* _PROBLEM TO WORK ON_
Starting at the first line of the listing below, repeat each line up to and including the one containing "(657,21) -- (657,861);". Leave out pictures.
● ● ● ● ●
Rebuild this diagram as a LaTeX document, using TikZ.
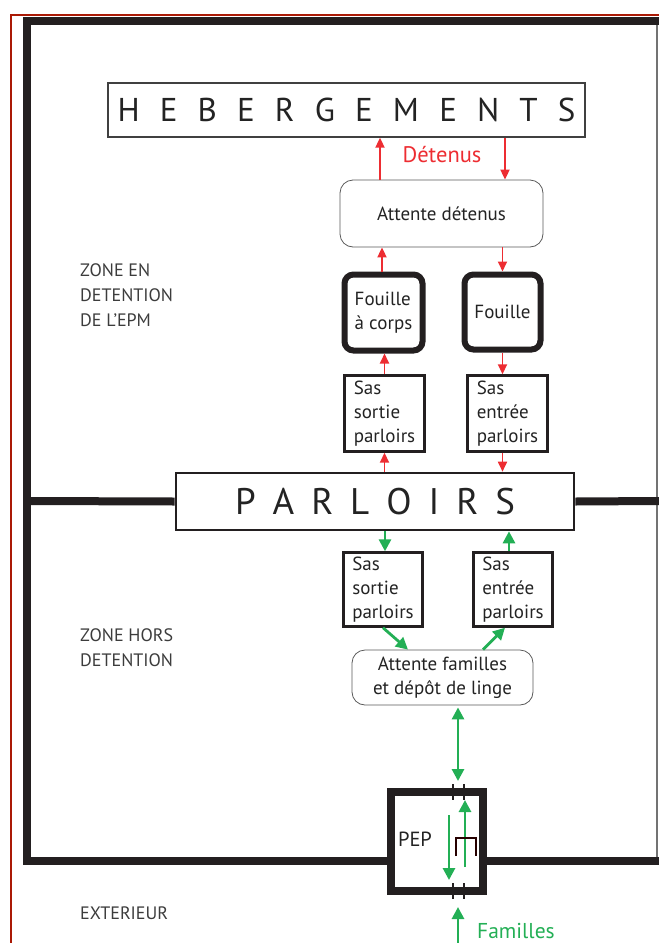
\documentclass[tikz,border=0pt]{standalone}
\usepackage{fontspec}
\setmainfont{PT Sans}
\usetikzlibrary{calc,arrows.meta}
\definecolor{framec}{RGB}{35,31,32}
\definecolor{redc}{RGB}{237,45,50}
\definecolor{greenc}{RGB}{35,175,85}
\definecolor{borderred}{RGB}{170,25,5}
\definecolor{txt}{RGB}{35,35,35}
\definecolor{lbl}{RGB}{60,60,60}
\begin{document}
\begin{tikzpicture}[x=1pt,y=-1pt,
  titlebox/.style={draw=black!75, line width=1.3pt, inner sep=0pt, text=txt,
    font=\fontsize{33}{33}\selectfont},
  softbox/.style={draw=black!65, line width=0.8pt, rounded corners=13pt, inner sep=0pt,
    align=center, text=txt, font=\fontsize{19}{24}\selectfont},
  fouillebox/.style={draw=framec, line width=6pt, rounded corners=9pt, inner sep=0pt,
    text=txt, font=\fontsize{19}{24}\selectfont},
  sasbox/.style={draw=framec, line width=2.4pt, inner sep=0pt, text=txt,
    font=\fontsize{19}{24}\selectfont},
  zonelabel/.style={anchor=north west, align=left, inner sep=0pt, text=lbl,
    font=\fontsize{18}{25}\selectfont},
  redarrow/.style={draw=redc, line width=1.8pt, -{Triangle[length=10pt,width=9pt]}},
  greenarrow/.style={draw=greenc, line width=2.8pt, -{Triangle[length=12pt,width=12pt]}},
  wall/.style={draw=framec, line width=8pt},
]
\useasboundingbox (0,0) rectangle (659,943);

% outer red border and thin right edge
\draw[borderred, line width=2pt] (11,943) -- (11,15) -- (659,15);
\draw[black!55, line width=1.5pt] (657,21) -- (657,861);

% boxes
\node[titlebox, minimum width=477pt, minimum height=54pt] (heb) at (346.5,110)
  {\makebox[458pt][s]{H E B E R G E M E N T S}};
\node[text=redc, font=\fontsize{22.5}{22}\selectfont, inner sep=0pt] (det) at (442,155) {Détenus};
\node[softbox, minimum width=203pt, minimum height=67pt] (att) at (441.5,213.5) {Attente détenus};
\node[fouillebox, minimum width=78pt, minimum height=76pt, align=left] (fc) at (383.5,312.5)
  {Fouille\\à corps};
\node[fouillebox, minimum width=76pt, minimum height=75pt] (fo) at (502.5,312) {Fouille};
\node[sasbox, minimum width=80pt, minimum height=76pt, align=left] (ss1) at (384.5,413.5)
  {Sas\\sortie\\parloirs};
\node[sasbox, minimum width=80pt, minimum height=76pt, align=left] (se1) at (507.5,413.5)
  {Sas\\entrée\\parloirs};
\node[titlebox, draw=framec, line width=2.6pt, minimum width=398pt, minimum height=57pt,
  font=\fontsize{37}{37}\selectfont] (parl) at (375,501.5)
  {\makebox[280pt][s]{P A R L O I R S}};
\node[sasbox, minimum width=79pt, minimum height=74pt, align=left] (ss2) at (383,589.5)
  {Sas\\sortie\\parloirs};
\node[sasbox, minimum width=79pt, minimum height=74pt, align=left] (se2) at (513,589.5)
  {Sas\\entrée\\parloirs};
\node[softbox, minimum width=181pt, minimum height=55pt] (af) at (442.5,677.5)
  {Attente familles\\et dépôt de linge};
\node[draw=framec, line width=8pt, minimum width=92pt, minimum height=99pt, inner sep=0pt] (pep) at (437,841.5) {};
\node[text=txt, font=\fontsize{20.5}{20}\selectfont, inner sep=0pt] (peplbl) at (415,839) {PEP};

% zone labels
\node[zonelabel] (z1) at (80,263) {ZONE EN\\DETENTION\\DE L'EPM};
\node[zonelabel] (z2) at (80,628) {ZONE HORS\\DETENTION};
\node[zonelabel] (z3) at (80,907) {EXTERIEUR};

% walls
\draw[wall, line join=miter] (659,21) -- (27,21) -- (27,861) -- (pep.west |- 0,861);
\draw[wall] (pep.east |- 0,861) -- (659,861);
\draw[wall] (27,501) -- (parl.west);
\draw[wall] (parl.east) -- (659,501);

% red arrows (detention)
\draw[redarrow] (att.north -| 380,0) -- (heb.south -| 380,0);
\draw[redarrow] (heb.south -| 505,0) -- (att.north -| 505,0);
\draw[redarrow] (fc.north -| 382,0) -- (att.south -| 382,0);
\draw[redarrow] (att.south -| fo.north) -- (fo.north);
\draw[redarrow] (ss1.north) -- (ss1.north |- fc.south);
\draw[redarrow] (fo.south) -- (fo.south |- se1.north);
\draw[redarrow] (ss1.south |- parl.north) -- (ss1.south);
\draw[redarrow] (se1.south -| fo.south) -- (fo.south |- parl.north);

% green arrows (families)
\draw[greenarrow] (parl.south -| 385,0) -- (ss2.north -| 385,0);
\draw[greenarrow] (se2.north -| 509,0) -- (parl.south -| 509,0);
\draw[greenarrow] (ss2.south) -- ($(af.north)+(-34.5,0)$);
\draw[greenarrow] ($(af.north)+(40.5,0)$) -- ($(se2.south)+(-8,0)$);
\coordinate (dtop) at ($(af.south)+(15.5,2)$);
\coordinate (dbot) at (458,781);
\draw[greenarrow, {Triangle[length=12pt,width=12pt]}-{Triangle[length=12pt,width=12pt]}] (dtop) -- (dbot);

% PEP interior
\draw[greenarrow] (449,815) -- (449,880);
\draw[greenarrow] (465,867) -- (465,800);
\draw[draw=black!85!red, line width=2pt] (456,856) -- (456,838) -- (476,838) -- (476,856);
% door ticks
\foreach \xx in {453,464} {
  \draw[framec, line width=1.5pt] (\xx,784) -- (\xx,800);
  \draw[framec, line width=1.5pt] (\xx,883) -- (\xx,899);
}
\coordinate (fbot) at (458,943);
\draw[greenarrow] (fbot) -- (458,907);
\node[text=greenc, font=\fontsize{21.5}{20}\selectfont, inner sep=0pt, anchor=west] (fam) at (477,931) {Familles};
\end{tikzpicture}
\end{document}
● ● ● ● ●
* _THE RESULT_
Rebuild this diagram as a LaTeX document, using TikZ.
\documentclass[tikz,border=0pt]{standalone}
\usepackage{fontspec}
\setmainfont{PT Sans}
\usetikzlibrary{calc,arrows.meta}
\definecolor{framec}{RGB}{35,31,32}
\definecolor{redc}{RGB}{237,45,50}
\definecolor{greenc}{RGB}{35,175,85}
\definecolor{borderred}{RGB}{170,25,5}
\definecolor{txt}{RGB}{35,35,35}
\definecolor{lbl}{RGB}{60,60,60}
\begin{document}
\begin{tikzpicture}[x=1pt,y=-1pt,
  titlebox/.style={draw=black!75, line width=1.3pt, inner sep=0pt, text=txt,
    font=\fontsize{33}{33}\selectfont},
  softbox/.style={draw=black!65, line width=0.8pt, rounded corners=13pt, inner sep=0pt,
    align=center, text=txt, font=\fontsize{19}{24}\selectfont},
  fouillebox/.style={draw=framec, line width=6pt, rounded corners=9pt, inner sep=0pt,
    text=txt, font=\fontsize{19}{24}\selectfont},
  sasbox/.style={draw=framec, line width=2.4pt, inner sep=0pt, text=txt,
    font=\fontsize{19}{24}\selectfont},
  zonelabel/.style={anchor=north west, align=left, inner sep=0pt, text=lbl,
    font=\fontsize{18}{25}\selectfont},
  redarrow/.style={draw=redc, line width=1.8pt, -{Triangle[length=10pt,width=9pt]}},
  greenarrow/.style={draw=greenc, line width=2.8pt, -{Triangle[length=12pt,width=12pt]}},
  wall/.style={draw=framec, line width=8pt},
]
\useasboundingbox (0,0) rectangle (659,943);

% outer red border and thin right edge
\draw[borderred, line width=2pt] (11,943) -- (11,15) -- (659,15);
\draw[black!55, line width=1.5pt] (657,21) -- (657,861);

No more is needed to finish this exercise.